Stated exercise: Don't include pictures. Quote the lines below from the first through the line that contains "angle = np.round(np.arange(6.0, 74.05, 0.1), 1)".
╭─ Information supplied
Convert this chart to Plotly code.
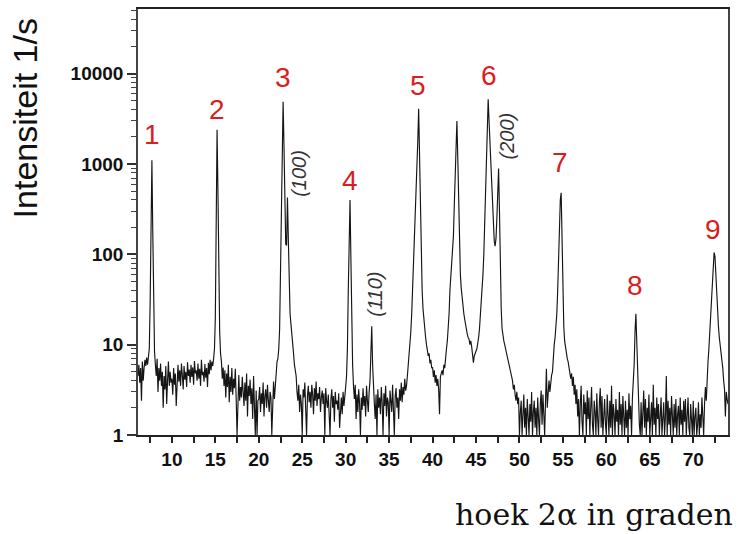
import numpy as np
import plotly.graph_objects as go

# scan angle 2-alpha (degrees), 0.1 degree steps from 6.0 to 74.0
angle = np.round(np.arange(6.0, 74.05, 0.1), 1)

# intensity (counts per second), one row per degree (k.0 ... k.9)
intensity = [
    5, 4.5, 6, 3.8, 5.5, 2.4, 6.5, 4, 5.5, 6.8,            # 6
    5.8, 7.2, 6, 8.5, 9, 30, 250, 1100, 180, 20,           # 7
    8.5, 6, 4.5, 7, 3, 5.5, 4, 6.2, 3.5, 5,                # 8
    2, 4.5, 3.2, 5.8, 2.2, 4, 6.5, 3.5, 5, 3.8,            # 9
    4.2, 2.8, 5.5, 3.6, 4.8, 2.1, 4.4, 6, 3.9, 5.2,        # 10
    3.5, 6.2, 4.6, 3.2, 5.8, 4.1, 5, 3.4, 6.4, 4.5,        # 11
    5.3, 3.8, 6, 4.4, 5.6, 3.6, 6.6, 4.8, 5.2, 4,          # 12
    6.2, 4.2, 5.4, 3.5, 6.8, 4.6, 5, 3.9, 6.1, 4.3,        # 13
    5.5, 3.4, 6.3, 4.7, 6.8, 5.2, 6.5, 5.8, 7, 9,          # 14
    20, 250, 2400, 500, 50, 14, 8, 6.5, 4.2, 5.6,          # 15
    3.5, 5.2, 2.6, 4.8, 3.4, 6, 2.3, 4.4, 3, 5.5,          # 16
    2.8, 4.2, 3.3, 5.4, 2.5, 1, 2.1, 4.6, 2.4, 3.4,        # 17
    2.6, 4.4, 3, 2.1, 3.8, 2.4, 4.8, 1.6, 3.5, 2.7,        # 18
    4.1, 2.2, 3.3, 1.5, 4.5, 2.6, 1, 3.1, 1, 2.4,          # 19
    2.5, 3.4, 1.8, 2.9, 2.2, 3.8, 1.6, 2.7, 3.2, 2,        # 20
    3.6, 2.4, 1.8, 3, 2.6, 1, 2.2, 3.9, 2.5, 3.3,          # 21
    5.5, 6.5, 7, 9, 15, 50, 250, 1400, 4900, 1600,         # 22
    300, 130, 125, 425, 150, 35, 22, 17, 12, 10,           # 23
    8, 6, 5, 4.5, 3, 2.4, 3.6, 1.8, 2.8, 2.2,              # 24
    1, 3.2, 2.6, 3.8, 1.9, 1, 2.7, 3.5, 2.3, 3,            # 25
    2, 3.6, 2.8, 1.7, 3.3, 2.4, 3.9, 2.1, 2.9, 2.5,        # 26
    3.4, 1.8, 2.6, 3.1, 2.2, 2.9, 1, 3.3, 2.4, 2,          # 27
    2.8, 1.5, 1, 2.5, 3.2, 2, 2.7, 1.4, 3, 2.2,            # 28
    2.4, 1.9, 2.9, 1.2, 2.2, 2.6, 1.7, 3, 2.1, 2.5,        # 29
    3.4, 4.5, 9, 40, 160, 400, 90, 18, 6, 3.5,             # 30
    2.5, 3.6, 1.5, 2.8, 1.8, 3.2, 2.2, 1, 2.6, 1.9,        # 31
    3.3, 2.1, 2.7, 1.6, 3.5, 2.4, 1.8, 3, 4, 8,            # 32
    16, 6, 3, 2.2, 1.5, 2.8, 1, 3.2, 2, 2.6,               # 33
    1.7, 3.4, 2.3, 1, 2.9, 2.1, 3.5, 1.6, 2.6, 2.3,        # 34
    1, 3.1, 2.4, 1.8, 3.6, 2.2, 1, 2.7, 3.3, 2,            # 35
    2.6, 1.5, 3.2, 2.4, 3.8, 2.3, 3.4, 2.8, 4.2, 3.1,      # 36
    3.5, 4.5, 6, 7.5, 9, 14, 22, 40, 80, 160,              # 37
    220, 350, 700, 1800, 4100, 1400, 250, 70, 40, 25,      # 38
    18, 15, 12, 10, 8.5, 7.5, 8, 6.2, 6.8, 5.5,            # 39
    5.6, 4.4, 5.2, 3.8, 4.6, 3.5, 4.2, 3.2, 1.7, 4.4,      # 40
    4.8, 5.2, 4.6, 6, 5.5, 8, 9, 11, 15, 22,               # 41
    40, 55, 70, 100, 160, 350, 900, 2600, 3000, 1200,      # 42
    300, 90, 60, 42, 32, 26, 22, 19, 16, 14,               # 43
    13, 12, 11.5, 10, 11, 9.5, 8, 6.3, 7.5, 8.2,           # 44
    8.5, 9, 10, 12, 15, 20, 28, 40, 60, 100,               # 45
    200, 400, 900, 2500, 5200, 3000, 1800, 900, 500, 300,  # 46
    200, 140, 123, 150, 250, 500, 890, 300, 70, 25,        # 47
    15, 12, 11, 10, 9, 8.5, 8, 7, 6, 5.5,                  # 48
    5, 4.5, 4, 3.2, 3.6, 2.8, 2.4, 3, 2.2, 2.6,            # 49
    1, 1.8, 2.4, 1, 1.5, 2.8, 1.2, 2, 1, 2.5,              # 50
    1.6, 1, 2.2, 1.4, 3, 1, 1.8, 2.4, 1.2, 2,              # 51
    1, 2.6, 1.5, 1, 2.2, 3.1, 1.3, 2.8, 1.7, 1,            # 52
    2.4, 5.4, 2, 3.2, 4, 3, 4.2, 4.6, 5, 8,                # 53
    10, 12, 15, 22, 40, 90, 220, 400, 480, 150,            # 54
    40, 16, 11, 9, 8, 7, 6.5, 5.6, 5, 4.2,                 # 55
    4.8, 3.5, 4.4, 2.8, 3.6, 2.2, 3.2, 1.6, 2.5, 1,        # 56
    2.2, 3.5, 1.4, 1, 2.8, 1.7, 2.3, 1, 3.1, 1.5,          # 57
    2.6, 1, 2, 3.4, 1.3, 1, 2.4, 1.8, 1, 2.9,              # 58
    1.5, 1, 2.3, 3.3, 1.2, 2.7, 1, 1.8, 2.5, 1.3,          # 59
    1, 2.8, 1.6, 1, 2.4, 1.2, 3.5, 1, 2.2, 1.7,            # 60
    1, 2.5, 1.4, 1.9, 1, 3, 1.3, 2.2, 1, 2.7,              # 61
    1.6, 1, 2.4, 1.2, 1.9, 1, 2.9, 1.5, 2.1, 1,            # 62
    2.6, 3.7, 6, 14, 22, 11, 4.8, 2.5, 1.3, 1,             # 63
    2.3, 1, 1.7, 3.1, 1.2, 2.5, 1, 2, 1.4, 2.8,            # 64
    1, 1.6, 2.3, 1, 3.6, 1.3, 2, 1, 2.6, 1.5,              # 65
    2.2, 1, 1.8, 2.6, 1, 1.4, 2.3, 1, 1.6, 4.5,            # 66
    1, 2.4, 1.3, 2, 1, 2.7, 1.5, 1, 2.2, 1.2,              # 67
    2.5, 1, 1.7, 2.1, 1, 2.6, 1.3, 1.9, 1, 2.4,            # 68
    1.4, 2.5, 1, 1.8, 2.6, 1.2, 1, 2.2, 1.5, 1,            # 69
    2.4, 1, 1.6, 2, 1, 1.3, 2.3, 1, 1.7, 1.2,              # 70
    2.6, 1.4, 1, 2.2, 3.4, 2.4, 4.8, 6.5, 9, 14,           # 71
    20, 28, 50, 85, 105, 95, 55, 30, 22, 16,               # 72
    12, 10, 9, 7, 5.5, 4, 3.2, 1.6, 3, 2.5,                # 73
    2.2,                                                   # 74
]

# numbered peak labels
peak_labels = ["1", "2", "3", "4", "5", "6", "7", "8", "9"]
peak_label_x = [7.71, 15.18, 22.77, 30.47, 38.28, 46.45, 54.72, 63.34, 72.31]
peak_label_logy = [3.33, 3.60, 3.96, 2.82, 3.87, 3.98, 3.02, 1.66, 2.28]

# Miller index labels
hkl_labels = ["(100)", "(110)", "(200)"]
hkl_x = [24.6, 33.34, 48.51]
hkl_logy = [2.90, 1.56, 3.31]

x_ticks = [10, 15, 20, 25, 30, 35, 40, 45, 50, 55, 60, 65, 70]
y_ticks = [1, 10, 100, 1000, 10000]

fig = go.Figure()
fig.add_trace(go.Scatter(
    x=angle, y=intensity, mode="lines",
    line=dict(color="#151515", width=1.15),
    showlegend=False, hoverinfo="skip",
))

annotations = []
for t, x, y in zip(peak_labels, peak_label_x, peak_label_logy):
    annotations.append(dict(
        x=x, y=y, xref="x", yref="y", text=t, showarrow=False,
        font=dict(family="Liberation Sans, Arial", size=28, color="#d81e1e"),
        xanchor="center", yanchor="middle",
    ))
for t, x, y in zip(hkl_labels, hkl_x, hkl_logy):
    annotations.append(dict(
        x=x, y=y, xref="x", yref="y", text="<i>" + t + "</i>", showarrow=False,
        textangle=-90,
        font=dict(family="Liberation Sans, Arial", size=20, color="#333333"),
        xanchor="center", yanchor="middle",
    ))
annotations.append(dict(
    x=-0.19, y=0.743, xref="paper", yref="paper", text="Intensiteit 1/s",
    showarrow=False, textangle=-90,
    font=dict(family="Liberation Sans, Arial", size=34, color="#111111"),
    xanchor="center", yanchor="middle",
))
annotations.append(dict(
    x=1.012, y=-0.187, xref="paper", yref="paper", text="hoek 2α in graden",
    showarrow=False,
    font=dict(family="DejaVu Serif", size=30, color="#111111"),
    xanchor="right", yanchor="middle",
))

fig.update_layout(
    width=742, height=534,
    margin=dict(l=138, r=14, t=7, b=99),
    paper_bgcolor="white", plot_bgcolor="white",
    annotations=annotations,
    xaxis=dict(
        range=[6.1, 74.0], tickvals=x_ticks, ticks="outside", ticklen=6,
        tickwidth=1.5, tickcolor="#222", showgrid=False, zeroline=False,
        showline=True, linecolor="#222", linewidth=2, mirror=True,
        tickfont=dict(family="Liberation Sans, Arial", size=19, color="#111", weight="bold"),
        minor=dict(dtick=5, tick0=7.5, ticks="outside", ticklen=6, tickcolor="#222", tickwidth=1.5),
    ),
    yaxis=dict(
        type="log", range=[0, 4.716], tickvals=y_ticks, ticktext=[str(v) for v in y_ticks],
        ticks="outside", ticklen=9, tickwidth=1.5, tickcolor="#333",
        showgrid=False, zeroline=False,
        showline=True, linecolor="#444", linewidth=1.5, mirror=True,
        tickfont=dict(family="Liberation Sans, Arial", size=19, color="#111", weight="bold"),
        minor=dict(dtick="D1", ticks="outside", ticklen=5, tickcolor="#444", tickwidth=1),
    ),
)

fig.write_html(
    "out.html",
    config={"displayModeBar": False},
    post_script="document.body.style.margin='0';document.body.style.padding='0';",
)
╰─
Complete answer:
Convert this chart to Plotly code.
import numpy as np
import plotly.graph_objects as go

# scan angle 2-alpha (degrees), 0.1 degree steps from 6.0 to 74.0
angle = np.round(np.arange(6.0, 74.05, 0.1), 1)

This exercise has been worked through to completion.